Confesso a vocês que não há muito que se possa dizer de Asterios Polyp além de que muito provavelmente é uma obra completamente diferente de tudo o que você já viu, e da maneira mais positiva e forte que puder. Ficar falando dela, da obra, seria como tentar descrever (guardadas as devidas proporções de forma) a Sistina de Michelangelo ou um grande clássico do cinema como Cidadão Kane. Você pode escolher uma linha geral e acompanhá-la para contar daquela experiência a alguém, mas fatalmente MUITA coisa ficará de fora, e quem ouvir o seu relato vai pensar que não se trata de nada demais. Nenhuma descrição será fiel a Asterios Polyp - descrever a forma deixará de lado o conteúdo, descrever o conteúdo deixará de lado a forma - e serão ambas as descrições criminosas. Isso porque a descrição, por exemplo, deixaria escapar os sonhos de Asterios que permeiam a trama - e que são tão carregados de conteúdo simbólico que parecem que foram de fato sonhados por alguém. Liber Paz, lá no Universo HQ, disse que nada em Asterios Polyp sobra. Eu não poderia concordar mais com ele: trata-se de um álbum como poucos que já tive o prazer de ler na vida (que droga!) onde tudo tem e está exatamente no seu preciso lugar, e o resultado é uma obra de arte linda. E que como toda obra de arte, precisa ser revisitada de tempos em tempos para, a cada nova leitura, ganharmos um pouquinho mais.

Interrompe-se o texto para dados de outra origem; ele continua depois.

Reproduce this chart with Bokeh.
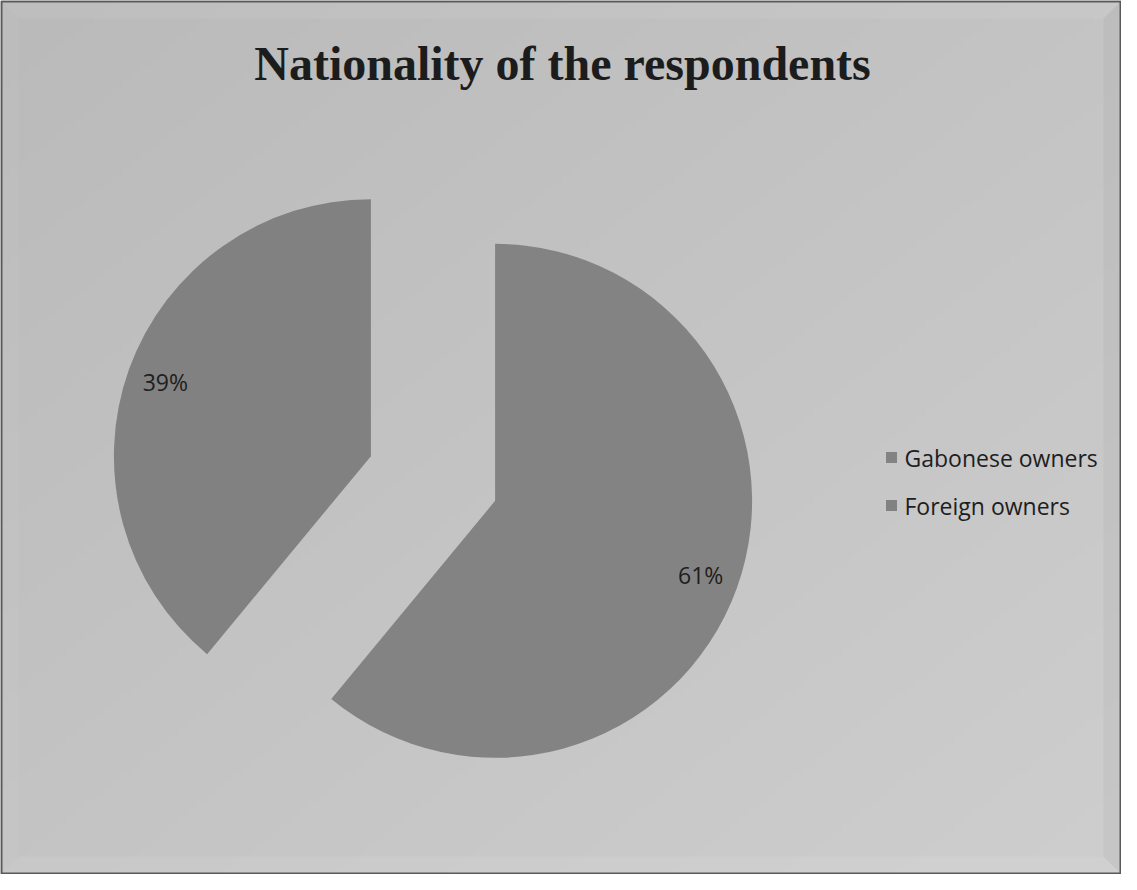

Antes de terminar esta resenha, não posso deixar de, mais uma vez, tirar o chapéu para a Companhia das Letras e seu selo Quadrinhos na Cia. O trabalho deles, não só de editoração e cuidado, mas de seleção de material, tem sido incrível. Rendam graças a São Kirby, Eisner e Harvey pelo mercado brasileiro ter se aquecido (e crescido) a ponto de permitir que uma editora assim tão séria e cuidadosa topasse trabalhar com HQ.
Asterios Polyp, "Asterios Polyp", de David Mazzucchelli. Quadrinhos na Cia., 344 páginas, R$63,00.